The Appellant raised several grounds in this Appeal. On the claim that the charges were defective, this court finds in the negative. The charges and particulars read out disclosed the offence. He took plea after understanding the charges leveled out. The charges were not equivocal. Be that as it may, the same is curable under Section 382 of the Criminal Procedure Code thereby posing no prejudice against him. He further failed to disclose the nature of Constitutional violations. His defence was unconvincing.
Before penning down, this court feels the need to address the demeanour of two witnesses. The Complainant broke down during her testimony and wept. It was so dire that the trial court was compelled to turn her chair facing away from the Appellant. She was then stood down when she was back on the dock as she was too emotional. PW2 in her upshot testimony broke down and cried. In her words; “He has been like a family member. We trusted him.” While being emotional is a natural human occurrence, testifying while breaking down is indicative of the level of emotional and psychological torture one is placed with when testifying on an offence. It was quite evident that this heinous act was traumatizing to the Complainant and PW2; particularly so because the Appellant had been with them for over two years. According to this court, that agglutinated the evidence of the Prosecution without casting any doubt.
This court further adopts the provisions of Section 124 of the Evidence Act given the fact that the minor was the sole eye witness. It is tenable that the Complainant was telling the truth. She was subjected to a voire dire. She was further cross examined by the Appellant. For this presupposition, this court adopts the sentiments of the Court of Appeal in D W M v Republic  eKLR that held:
“In Nicholas Mutula Wambua & another versus Republic Mombasa Criminal Appeal No. 373 of 2006 (UR) this Court when confronted with a similar issue construed Sections 208 and 302 of the Criminal Procedure Code governing trials in the subordinate court and the High Court respectively and arrived at the conclusion that cross-examination of a witness who had given evidence not on oath is permitted by law. The Court approved the view taken by the Supreme Court of Uganda in the Sula case (supra) that cross-examination of a child who gives evidence not on oath is meant to test the veracity of such child's evidence. In the Nicholas Mutula case (supra) the Court went over the responses given by the child witness both during the voir dire examination and in cross-examination of his/her unsworn testimony and then observed thus:-
“But in our evaluation, the answers the child gave during the voir dire were intelligent. He understood that it was wrong to lie. His evidence was coherent;” and on that account allowed the child’s testimony to stand.
This court finds that indeed the Prosecution established the ingredients of defilement to the required standard of proof beyond reasonable doubt. The Appellant’s appeal against the conviction lacks merit. It resultantly fails and is hereby dismissed.
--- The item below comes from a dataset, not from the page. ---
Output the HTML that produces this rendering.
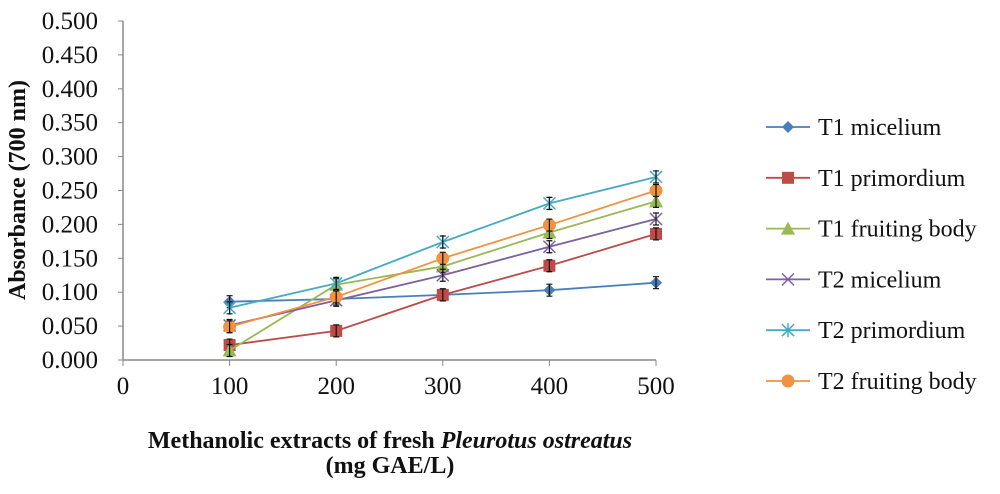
<!DOCTYPE html>
<html><head><meta charset="utf-8"><style>
body{margin:0;background:#fff;}
svg text{font-family:"Liberation Serif","Times New Roman",serif;fill:#111;}
</style></head><body>
<svg id="c" width="1000" height="489" xmlns="http://www.w3.org/2000/svg">
<g id="axes"></g><g id="plot"></g><g id="legend"></g>
<text x="390" y="448" text-anchor="middle" font-size="24" font-weight="bold">Methanolic extracts of fresh <tspan font-style="italic">Pleurotus ostreatus</tspan></text>
<text x="390" y="473" text-anchor="middle" font-size="24" font-weight="bold">(mg  GAE/L)</text>
<text transform="translate(25,190) rotate(-90)" text-anchor="middle" font-size="24" font-weight="bold">Absorbance  (700 nm)</text>
</svg>
<script>
const categories=[100,200,300,400,500];
const seriesNames=["T1 micelium","T1 primordium","T1 fruiting body","T2 micelium","T2 primordium","T2 fruiting body"];
const t1Micelium=[0.086,0.090,0.096,0.103,0.114];
const t1Primordium=[0.022,0.043,0.096,0.139,0.186];
const t1Fruiting=[0.014,0.111,0.138,0.188,0.234];
const t2Micelium=[0.051,0.088,0.125,0.167,0.208];
const t2Primordium=[0.077,0.113,0.174,0.231,0.270];
const t2Fruiting=[0.049,0.093,0.150,0.199,0.250];
const yTicks=["0.000","0.050","0.100","0.150","0.200","0.250","0.300","0.350","0.400","0.450","0.500"];
const xTicks=[0,100,200,300,400,500];
const colors=["#4a7ebb","#be4b48","#98b954","#7d60a0","#46aac5","#f19240"];
const markers=["diamond","square","triangle","x","star","circle"];
const allSeries=[t1Micelium,t1Primordium,t1Fruiting,t2Micelium,t2Primordium,t2Fruiting];
const NS="http://www.w3.org/2000/svg";
const X=v=>123+v*1.066, Y=v=>360-v*678;
function mk(tag,at,parent){const e=document.createElementNS(NS,tag);for(const k in at)e.setAttribute(k,at[k]);parent.appendChild(e);return e;}
const axes=document.getElementById('axes'),plot=document.getElementById('plot'),leg=document.getElementById('legend');
let a=mk('line',{x1:X(0),y1:Y(0),x2:X(0),y2:Y(0.5),stroke:'#888','stroke-width':1.5},axes);

a=mk('line',{x1:X(0),y1:Y(0),x2:X(500),y2:Y(0),stroke:'#888','stroke-width':1.5},axes);

yTicks.forEach(t=>{const v=parseFloat(t);
 mk('line',{x1:X(0)-5,x2:X(0),y1:Y(v),y2:Y(v),stroke:'#888'},axes);
 const e=mk('text',{x:98,y:Y(v)+8,'text-anchor':'end','font-size':25},axes);e.textContent=t;
 });
xTicks.forEach(t=>{
 mk('line',{x1:X(t),x2:X(t),y1:Y(0),y2:Y(0)+6,stroke:'#888'},axes);
 const e=mk('text',{x:X(t),y:394,'text-anchor':'middle','font-size':25},axes);e.textContent=t;
 });
function marker(type,x,y,c,p){
 if(type==='diamond')return mk('polygon',{points:`${x},${y-6} ${x+6},${y} ${x},${y+6} ${x-6},${y}`,fill:c},p);
 if(type==='square')return mk('rect',{x:x-6,y:y-6,width:12,height:12,fill:c},p);
 if(type==='triangle')return mk('polygon',{points:`${x},${y-7} ${x+7},${y+6} ${x-7},${y+6}`,fill:c},p);
 if(type==='circle')return mk('circle',{cx:x,cy:y,r:6.5,fill:c},p);
 const g=mk('g',{stroke:c,'stroke-width':1.5},p);
 mk('line',{x1:x-6,y1:y-6,x2:x+6,y2:y+6},g);mk('line',{x1:x-6,y1:y+6,x2:x+6,y2:y-6},g);
 if(type==='star')mk('line',{x1:x,y1:y-7,x2:x,y2:y+7},g);
 return g;}
allSeries.forEach((s,i)=>{
 const g=mk('g',{},plot);
 
 
 mk('polyline',{points:s.map((v,j)=>X(categories[j])+','+Y(v)).join(' '),fill:'none',stroke:colors[i],'stroke-width':1.8},g);
 s.forEach((v,j)=>{const m=marker(markers[i],X(categories[j]),Y(v),colors[i],g);
  
  const x=X(categories[j]),e=6;
  mk('path',{d:`M${x-3},${Y(v)-e}h6M${x},${Y(v)-e}v${2*e}M${x-3},${Y(v)+e}h6`,stroke:'#111','stroke-width':1.2,fill:'none'},g);});
 const ly=127+i*50.8;
 const lg=mk('g',{},leg);
 
 mk('line',{x1:766,x2:810,y1:ly,y2:ly,stroke:colors[i],'stroke-width':1.8},lg);
 marker(markers[i],788,ly,colors[i],lg);
 const t=mk('text',{x:818,y:ly+8,'font-size':24},lg);t.textContent=seriesNames[i];
});
</script>
</body></html>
The Appellant was under the Sexual Offences Act sentenced to life imprisonment by dint of the provisions of Section 8 (2). The court meted out the mandatory minimum sentence imposed therein. In his mitigation, the Appellant stated that he was an orphan. He prayed for a lenient sentence. He however did not show any remorse at trial and on appeal. The Muruatetu decision specifically applies to offences of murder hence the sentence imposed is well within the law. This court therefore shall not interfere with the sentence imposed at trial. The Appeal against the sentence is hereby dismissed. The Appellant shall continue to serve time unless otherwise lawfully ordered.
It is so ordered.
DATED AT KITALE THIS 14TH DAY OF DECEMBER 2021.